I spent several hours walking around Lunenburg and the welcome - like everywhere else I'd stopped today - was very, erm, welcoming. I have to say that I liked Lunenburg a lot. As the literature will tell you it is like stepping back in time and I found the mix of historic old building, the fascinating story of the place and the working docks a fantastic mix. I will quite often stop by a war memorial when I see one - I think they tell a fascinating story - but I was particularly moved that Lunenburg had a memorial to all the men lost whilst working in the local fishing industry over the years. Some of the stories it told were quite tragic; there was one family whose name that cropped up numerous times - over the course of over 80 years - and then there was the story of one night in 1927 when over 80 men perished in a storm.
I had planned to stop in Lunenburg overnight, expecting numerous old bars with roaring open fires and old sailors telling stories of the sea to anyone who'd listen, but was surprised to discover it was actually quite a quiet little place. Maybe it was shut for winter?

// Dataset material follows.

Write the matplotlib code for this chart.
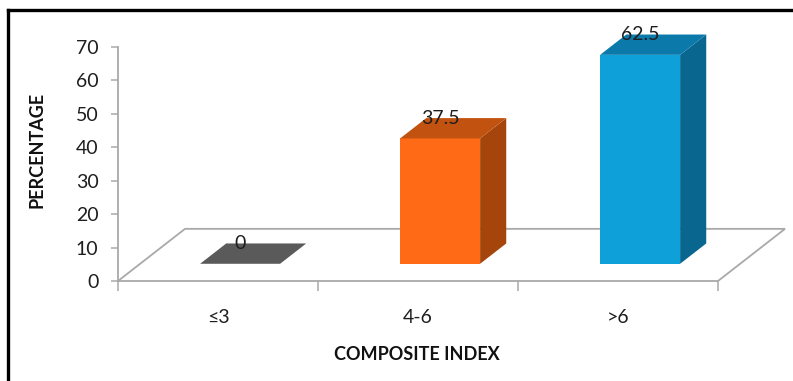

After pondering the idea of stopping on a local campground, whilst sitting on the dockside eating pizza in the rain, I decided I'd really rather spend the evening in a warm dry bed and so decided to head onwards towards Halifax. I was quite taken with the town of Mahone Bay a short distance down the road and, spotting a sign for a local inn from the main road, I decided that this would be a most agreeable place to spend the evening. I like it here a lot and feel quite at home: maybe it's because my hosts are fellow Brits who are treating me exceptionally well or maybe I just got over whatever it was I was feeling yesterday. I could see myself staying here for a couple of days...
Originally published on - and Copyright retained by - Boogity, Boogity, Boogity
Previous: Getting the show on the road - Montreal to Nova Scotia
Next: Halifax and Peggy's Cove
Last edited by UKCraig; 05-18-2009 at 07:41 AM.
Now THAT'S the Craig we all know!
Glad you're in the groove now.
My dad used to go to Halifax and other places in the Nova Scotia/Newfoundland areas on business and loved it there. He said the scenery and the people were wonderful. Glad you've found 'em! :)
I'm not sure where it's at over there but I think the dig of the Viking settlement would be interesting to see.
I anxiously await further installments from the new, old Craig.
That's such a cool photo of the two churches right across the street from each other. I rarely see that.
glad to hear your settling into the trip now.:)
must of been wierd going to liverpool without a lot of curly haired scousers running around shouting "calm down! calm down!" haa!haa! [or was there?]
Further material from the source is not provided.